— start Supplied information —

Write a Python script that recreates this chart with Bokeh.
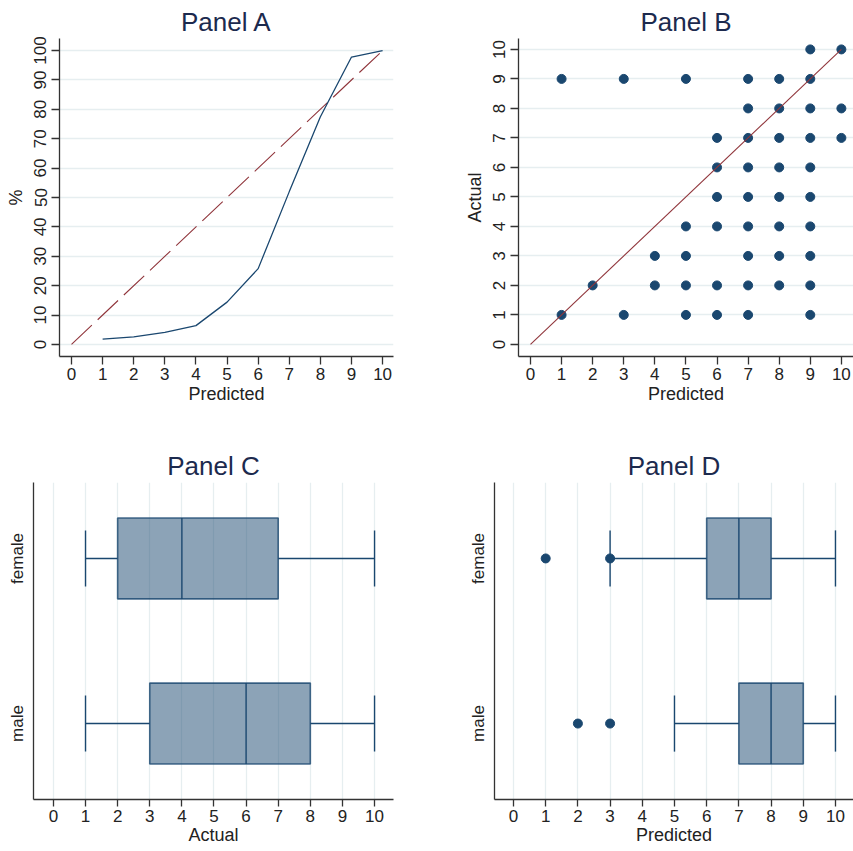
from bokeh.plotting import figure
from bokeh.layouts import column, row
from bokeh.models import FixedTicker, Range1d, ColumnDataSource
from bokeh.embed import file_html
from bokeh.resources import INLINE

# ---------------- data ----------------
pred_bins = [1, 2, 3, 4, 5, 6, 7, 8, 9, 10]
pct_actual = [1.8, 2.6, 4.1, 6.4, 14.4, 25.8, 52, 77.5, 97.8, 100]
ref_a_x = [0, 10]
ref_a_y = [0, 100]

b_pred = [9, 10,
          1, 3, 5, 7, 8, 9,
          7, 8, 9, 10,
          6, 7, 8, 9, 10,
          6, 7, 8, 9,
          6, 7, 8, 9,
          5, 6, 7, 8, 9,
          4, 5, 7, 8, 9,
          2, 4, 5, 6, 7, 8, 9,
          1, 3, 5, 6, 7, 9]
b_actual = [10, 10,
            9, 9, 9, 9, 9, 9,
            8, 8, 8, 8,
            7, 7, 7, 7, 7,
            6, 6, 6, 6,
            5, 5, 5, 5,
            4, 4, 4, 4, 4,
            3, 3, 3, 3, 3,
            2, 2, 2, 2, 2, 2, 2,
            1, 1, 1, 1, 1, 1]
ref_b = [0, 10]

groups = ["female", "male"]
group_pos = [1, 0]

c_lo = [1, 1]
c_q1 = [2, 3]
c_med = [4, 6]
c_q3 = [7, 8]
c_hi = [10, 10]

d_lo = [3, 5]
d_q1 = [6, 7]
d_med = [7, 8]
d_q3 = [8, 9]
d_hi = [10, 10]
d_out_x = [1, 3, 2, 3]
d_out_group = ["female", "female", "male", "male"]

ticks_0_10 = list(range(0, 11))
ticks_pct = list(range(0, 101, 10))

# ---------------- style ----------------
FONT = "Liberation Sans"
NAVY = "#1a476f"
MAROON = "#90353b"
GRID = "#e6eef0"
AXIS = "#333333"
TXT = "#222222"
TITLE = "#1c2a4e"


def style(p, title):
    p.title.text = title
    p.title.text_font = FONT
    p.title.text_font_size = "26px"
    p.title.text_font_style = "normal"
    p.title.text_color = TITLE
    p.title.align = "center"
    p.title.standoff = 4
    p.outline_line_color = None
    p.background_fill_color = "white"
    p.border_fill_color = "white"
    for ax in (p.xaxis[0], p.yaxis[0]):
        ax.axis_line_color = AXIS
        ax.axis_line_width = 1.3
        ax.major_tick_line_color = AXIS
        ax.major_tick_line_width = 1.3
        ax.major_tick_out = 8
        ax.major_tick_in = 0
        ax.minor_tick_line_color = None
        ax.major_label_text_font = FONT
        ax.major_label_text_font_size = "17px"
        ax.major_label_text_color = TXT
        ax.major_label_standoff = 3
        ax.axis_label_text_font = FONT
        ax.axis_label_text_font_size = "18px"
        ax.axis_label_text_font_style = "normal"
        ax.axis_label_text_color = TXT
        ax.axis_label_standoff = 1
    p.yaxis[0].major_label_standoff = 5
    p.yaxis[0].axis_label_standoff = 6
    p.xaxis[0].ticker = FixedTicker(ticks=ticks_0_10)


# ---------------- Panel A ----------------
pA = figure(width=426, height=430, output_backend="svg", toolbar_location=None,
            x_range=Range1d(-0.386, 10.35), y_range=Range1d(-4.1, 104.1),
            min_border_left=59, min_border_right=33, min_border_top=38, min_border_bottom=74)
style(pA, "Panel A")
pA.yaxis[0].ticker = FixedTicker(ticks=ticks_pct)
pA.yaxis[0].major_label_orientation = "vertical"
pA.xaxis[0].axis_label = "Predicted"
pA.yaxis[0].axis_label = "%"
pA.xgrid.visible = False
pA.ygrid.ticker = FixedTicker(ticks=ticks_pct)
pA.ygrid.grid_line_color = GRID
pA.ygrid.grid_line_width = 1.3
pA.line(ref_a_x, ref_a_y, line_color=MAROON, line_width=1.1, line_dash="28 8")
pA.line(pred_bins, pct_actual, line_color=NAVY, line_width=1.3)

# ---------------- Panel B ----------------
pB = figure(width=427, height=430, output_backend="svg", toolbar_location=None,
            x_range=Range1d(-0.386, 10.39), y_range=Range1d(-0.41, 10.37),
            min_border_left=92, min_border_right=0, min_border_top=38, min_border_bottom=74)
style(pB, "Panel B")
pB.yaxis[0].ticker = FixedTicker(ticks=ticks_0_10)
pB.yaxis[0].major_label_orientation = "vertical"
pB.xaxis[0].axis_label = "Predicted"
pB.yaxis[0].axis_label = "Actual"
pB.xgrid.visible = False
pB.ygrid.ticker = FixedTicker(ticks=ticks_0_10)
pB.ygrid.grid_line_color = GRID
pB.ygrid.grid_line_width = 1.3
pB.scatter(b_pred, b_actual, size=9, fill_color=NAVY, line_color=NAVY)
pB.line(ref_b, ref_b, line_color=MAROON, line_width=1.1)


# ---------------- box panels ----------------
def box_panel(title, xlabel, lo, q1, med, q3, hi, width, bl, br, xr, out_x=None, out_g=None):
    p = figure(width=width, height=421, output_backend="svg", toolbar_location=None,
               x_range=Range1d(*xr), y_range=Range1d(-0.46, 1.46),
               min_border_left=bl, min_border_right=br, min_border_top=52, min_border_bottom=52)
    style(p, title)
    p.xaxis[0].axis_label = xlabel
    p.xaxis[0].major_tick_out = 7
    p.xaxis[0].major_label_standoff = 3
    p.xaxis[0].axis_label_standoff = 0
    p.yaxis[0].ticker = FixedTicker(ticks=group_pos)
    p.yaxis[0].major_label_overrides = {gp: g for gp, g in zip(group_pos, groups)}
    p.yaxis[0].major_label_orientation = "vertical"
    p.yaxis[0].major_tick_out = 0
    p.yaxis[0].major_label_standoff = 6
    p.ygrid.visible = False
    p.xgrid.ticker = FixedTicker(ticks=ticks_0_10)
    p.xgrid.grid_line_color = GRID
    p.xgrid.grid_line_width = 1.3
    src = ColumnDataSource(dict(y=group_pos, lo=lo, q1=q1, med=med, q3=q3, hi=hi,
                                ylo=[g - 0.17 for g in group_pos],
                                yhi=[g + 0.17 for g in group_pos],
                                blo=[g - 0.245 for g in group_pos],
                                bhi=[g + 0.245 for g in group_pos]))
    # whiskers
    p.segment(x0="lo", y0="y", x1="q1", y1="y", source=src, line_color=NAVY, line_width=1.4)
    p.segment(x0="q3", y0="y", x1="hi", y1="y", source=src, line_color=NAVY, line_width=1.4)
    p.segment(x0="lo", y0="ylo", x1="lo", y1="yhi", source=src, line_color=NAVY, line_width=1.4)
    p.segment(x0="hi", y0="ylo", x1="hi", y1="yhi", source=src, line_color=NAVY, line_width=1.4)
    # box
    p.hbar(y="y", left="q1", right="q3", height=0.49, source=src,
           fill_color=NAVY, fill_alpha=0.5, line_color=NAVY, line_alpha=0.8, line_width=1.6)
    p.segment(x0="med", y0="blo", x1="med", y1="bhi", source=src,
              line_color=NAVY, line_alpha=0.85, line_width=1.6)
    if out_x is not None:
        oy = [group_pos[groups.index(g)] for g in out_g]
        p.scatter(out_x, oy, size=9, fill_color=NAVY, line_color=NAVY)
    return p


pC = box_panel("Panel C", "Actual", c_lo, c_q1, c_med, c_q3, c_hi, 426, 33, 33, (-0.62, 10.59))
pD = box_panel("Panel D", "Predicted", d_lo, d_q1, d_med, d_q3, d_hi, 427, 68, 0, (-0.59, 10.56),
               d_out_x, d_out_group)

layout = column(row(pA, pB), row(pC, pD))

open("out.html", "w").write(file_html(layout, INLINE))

— end Supplied information —

Return exactly what appears from the opening line of the material through the line with "ref_a_y = [0, 100]", apart from the pictures.

▶ [The solution]
Write a Python script that recreates this chart with Bokeh.
from bokeh.plotting import figure
from bokeh.layouts import column, row
from bokeh.models import FixedTicker, Range1d, ColumnDataSource
from bokeh.embed import file_html
from bokeh.resources import INLINE

# ---------------- data ----------------
pred_bins = [1, 2, 3, 4, 5, 6, 7, 8, 9, 10]
pct_actual = [1.8, 2.6, 4.1, 6.4, 14.4, 25.8, 52, 77.5, 97.8, 100]
ref_a_x = [0, 10]
ref_a_y = [0, 100]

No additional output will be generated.